Friday, January 7, 2011

Sick Again

For the first time I can recall, I got the flu.  I’ve had fevers and colds in the past, but never the dreaded combination of the two. 
 Fever.  High temperature – something from 99 to 101.  When I was very young, I had a fever so high I became delirious.  That was an unpleasant experience: a nightmare which continued with your eyes open when you were wide awake, from which there was no escape.  From then on the Universal Pictures logo would make me nervous. 

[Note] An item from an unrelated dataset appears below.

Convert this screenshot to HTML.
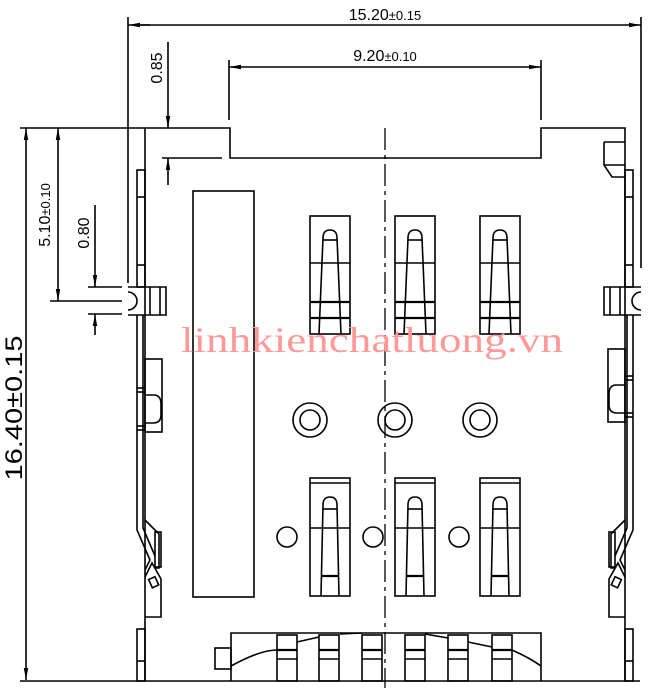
<!DOCTYPE html>
<html><head><meta charset="utf-8"><style>
html,body{margin:0;padding:0;background:#fff;}
svg{display:block}
</style></head><body>
<svg width="650" height="688" viewBox="0 0 650 688" xmlns="http://www.w3.org/2000/svg">
<defs>
<marker id="a" markerWidth="12" markerHeight="6" refX="12" refY="3" orient="auto" markerUnits="userSpaceOnUse"><path d="M0,0.8 L12,3 L0,5.2 Z" fill="#000"/></marker>
<g id="tc" stroke="#000" stroke-width="1.6" fill="none">
<rect x="0" y="0" width="40" height="118"/>
<line x1="0" y1="47" x2="40" y2="47"/>
<path d="M9,118 L13,22 Q13,14 20,14 Q27,14 27,22 L31,118"/>
<line x1="13" y1="24" x2="27" y2="24"/>
<line x1="0" y1="86" x2="40" y2="86" stroke-width="2.2"/>
<line x1="0" y1="102" x2="40" y2="102" stroke-width="2.2"/>
</g>
</defs>
<g stroke="#000" stroke-width="1.6" fill="none">
<!-- top dims -->
<line x1="128" y1="17" x2="128" y2="283"/>
<line x1="641" y1="17" x2="641" y2="268"/>
<line x1="150" y1="25" x2="128" y2="25" marker-end="url(#a)"/>
<line x1="140" y1="25" x2="641" y2="25" marker-end="url(#a)"/>
<line x1="229" y1="60" x2="229" y2="120"/>
<line x1="541" y1="60" x2="541" y2="120"/>
<line x1="300" y1="67" x2="229" y2="67" marker-end="url(#a)"/>
<line x1="300" y1="67" x2="541" y2="67" marker-end="url(#a)"/>
<!-- 0.85 -->
<line x1="168" y1="42" x2="168" y2="128" marker-end="url(#a)"/>
<line x1="168" y1="185" x2="168" y2="158" marker-end="url(#a)"/>
<line x1="162" y1="158" x2="222" y2="158"/>
<!-- left vertical dims -->
<line x1="20" y1="128" x2="228" y2="128"/>
<line x1="26" y1="300" x2="26" y2="128" marker-end="url(#a)"/>
<line x1="26" y1="300" x2="26" y2="680" marker-end="url(#a)"/>
<line x1="58" y1="200" x2="58" y2="128" marker-end="url(#a)"/>
<line x1="58" y1="200" x2="58" y2="301" marker-end="url(#a)"/>
<line x1="50" y1="301" x2="122" y2="301"/>
<line x1="95" y1="205" x2="95" y2="287" marker-end="url(#a)"/>
<line x1="95" y1="335" x2="95" y2="314" marker-end="url(#a)"/>
<line x1="88" y1="287" x2="122" y2="287"/>
<line x1="88" y1="314" x2="122" y2="314"/>
<line x1="20" y1="681" x2="640" y2="681"/>
<!-- body top -->
<polyline points="228,128 230,128 230,158 541,158 541,128 625,128 625,681"/>
<line x1="145" y1="128" x2="145" y2="681"/>
<!-- center line -->
<line x1="385" y1="128" x2="385" y2="688" stroke-dasharray="22,5,4,5" stroke-width="1.3"/>
<!-- left rail -->
<rect x="137" y="170" width="8" height="117"/>
<line x1="137" y1="197" x2="145" y2="197"/><line x1="137" y1="265" x2="145" y2="265"/>
<path d="M128,287 H166 V315 H128 M128,292 A9,9 0 0 1 128,310"/>
<line x1="150" y1="287" x2="150" y2="315"/><line x1="160" y1="287" x2="160" y2="315"/>
<path d="M137,315 V530 L150,560 L145,570 M143,315 V528 L155,556"/>
<line x1="137" y1="388" x2="145" y2="388"/><line x1="137" y1="392" x2="145" y2="392"/>
<line x1="137" y1="426" x2="145" y2="426"/><line x1="137" y1="430" x2="145" y2="430"/>
<rect x="145" y="359" width="17" height="73"/>
<path d="M145,395 H155 Q161,396 161,404 V415 Q161,423 153,423 H145"/>
<path d="M145,520 L159,534 V568 H155 M145,577 L152,563 L161,579 V617 H145"/>
<rect x="155" y="532" width="6" height="35"/>
<rect x="150" y="578" width="7" height="9" transform="rotate(-25 153 582)"/>
<rect x="137" y="629" width="8" height="52"/><line x1="137" y1="661" x2="145" y2="661"/>
<!-- right rail -->
<path d="M604,142 H625 M604,142 V165 L612,177 H625 M604,165 H625"/>
<rect x="625" y="170" width="8" height="117"/>
<line x1="625" y1="197" x2="633" y2="197"/><line x1="625" y1="265" x2="633" y2="265"/>
<path d="M641,287 H604 V315 H641 M641,292 A9,9 0 0 0 641,310"/>
<line x1="610" y1="287" x2="610" y2="315"/><line x1="620" y1="287" x2="620" y2="315"/>
<path d="M633,315 V530 L620,560 L625,570 M627,315 V528 L615,556"/>
<line x1="625" y1="376" x2="633" y2="376"/><line x1="625" y1="380" x2="633" y2="380"/>
<line x1="625" y1="413" x2="633" y2="413"/><line x1="625" y1="417" x2="633" y2="417"/>
<rect x="608" y="349" width="17" height="73"/>
<path d="M625,385 H615 Q609,386 609,394 V405 Q609,413 617,413 H625"/>
<path d="M625,520 L611,534 V568 H615 M625,577 L618,563 L609,579 V617 H625"/>
<rect x="609" y="532" width="6" height="35"/>
<rect x="613" y="578" width="7" height="9" transform="rotate(25 617 582)"/>
<rect x="625" y="629" width="8" height="52"/><line x1="625" y1="661" x2="633" y2="661"/>
<!-- big rect -->
<rect x="193" y="191" width="61" height="406"/>
<!-- circles -->
<circle cx="310" cy="420" r="17"/><circle cx="310" cy="420" r="10"/>
<circle cx="395" cy="420" r="17"/><circle cx="395" cy="420" r="10"/>
<circle cx="480" cy="420" r="17"/><circle cx="480" cy="420" r="10"/>
<circle cx="287" cy="537" r="10"/><circle cx="373" cy="537" r="10"/><circle cx="459" cy="537" r="10"/>
<!-- bottom terminal -->
<path d="M231,681 V633 H541 V681"/>
<rect x="215" y="648" width="16" height="21"/>
<path d="M231,666 Q260,650 277,650 M297,642 L319,637 M340,634 L362,633 M425,634 L448,638 M468,642 L492,647 M512,650 Q530,658 541,666"/>
</g>
<use href="#tc" x="310" y="216"/><use href="#tc" x="395" y="216"/><use href="#tc" x="480" y="216"/>
<g id="bc" stroke="#000" stroke-width="1.6" fill="none">
<rect x="310" y="478" width="40" height="118"/>
<line x1="310" y1="483" x2="350" y2="483"/>
<line x1="310" y1="528" x2="350" y2="528"/>
<path d="M321,596 L323,505 Q323,497 330,497 Q337,497 337,505 L339,596"/>
<line x1="323" y1="509" x2="337" y2="509"/>
<line x1="321" y1="576" x2="339" y2="576" stroke-width="2.2"/>
</g>
<use href="#bc" x="85" y="0"/><use href="#bc" x="170" y="0"/>
<g stroke="#000" stroke-width="1.6" fill="none" id="pads">
<rect x="277" y="635" width="20" height="46"/><line x1="277" y1="650" x2="297" y2="650" stroke-width="2.2"/><line x1="277" y1="659" x2="297" y2="659"/>
</g>
<use href="#pads" x="42"/><use href="#pads" x="85"/><use href="#pads" x="128"/><use href="#pads" x="171"/><use href="#pads" x="215"/>
<g font-family="'Liberation Sans',Arial,sans-serif" fill="#000">
<text x="385" y="20" text-anchor="middle" font-size="16">15.20<tspan font-size="13">±0.15</tspan></text>
<text x="385" y="61" text-anchor="middle" font-size="16">9.20<tspan font-size="13">±0.10</tspan></text>
<text transform="translate(162,68) rotate(-90)" text-anchor="middle" font-size="16">0.85</text>
<text transform="translate(50,215) rotate(-90)" text-anchor="middle" font-size="16">5.10<tspan font-size="13">±0.10</tspan></text>
<text transform="translate(89,233) rotate(-90)" text-anchor="middle" font-size="16">0.80</text>
<text transform="translate(22,408) rotate(-90)" text-anchor="middle" font-size="24" textLength="145" lengthAdjust="spacingAndGlyphs">16.40±0.15</text>
</g>
<text x="181" y="352" font-family="'Liberation Serif',serif" font-size="36" fill="#f99" textLength="382" lengthAdjust="spacingAndGlyphs">linhkienchatluong.vn</text>
</svg>
</body></html>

            Since then, I’ve never had a fever go that high, and the closest to delirium I’d get would be a greenish tinge to everything, even with my lenses out.  I have noticed that Excedrin Migraine makes a dramatic difference, dropping the temperature by 2 degrees and making me feel much more normal.
            Other unpleasant aspects are a general feeling of weakness and fatigue, as if every single cell in your body was at half strength, and a deep chill, resulting in intense shivering, despite being inside with the heat on and wrapped in warm clothing.
            Finally, there is the “same dream over and over again” deal, hardly being able to sleep as I drench the bed soaking wet in sweat, until the fever finally peaks and breaks.  Again, not particularly pleasant.
 Cold.  A cold usually starts out with a sore throat, which is easily remedied with aspirin or Tylenol.  Later comes stuffy nose, coughing, then runny nose, with sneezing thrown in.  It tends to last a week or two.  Unlike a fever, which gives an overall impression of “out of it, on another planet”, a psychological as well as physiological impact, a cold merely seems to be a physical inconvenience.
 A cold, to me, is mostly a nuisance, and won’t keep me from work, from play, from going out and about.  I might not work as hard at the gym as I otherwise would, but it’s not a big deal.  A fever, though, may keep me at home for the first day or so until it begins to taper off.  Illnesses always seem to hit strong and hard, yet taper off in severity gradually.
 What to do?  Well, one thing I don’t do is go to the ER or even urgent care.  Instead, I stay home and self-medicate on aspirin or whatever.  I really hate forced idleness; staying in bed sick is not my natural inclination.  But if I’m stuck at home, I’ll find something to do.  This time around I watched all of “Life on Mars” on DVD, all 4 discs of the single season in the US.  Years ago I had the rare occasion where I was both snowed in AND had a fever, plus I had just borrowed the extended versions of Lord of the Rings on DVD – a LOTR marathon for the remarkably rare opportunity where you can watch 10 hours of hobbits nonstop.  Or another time, I had purchased 3 Tom Clancy books, which I had never read, by some strange coincidence the day before I was struck down with a fever.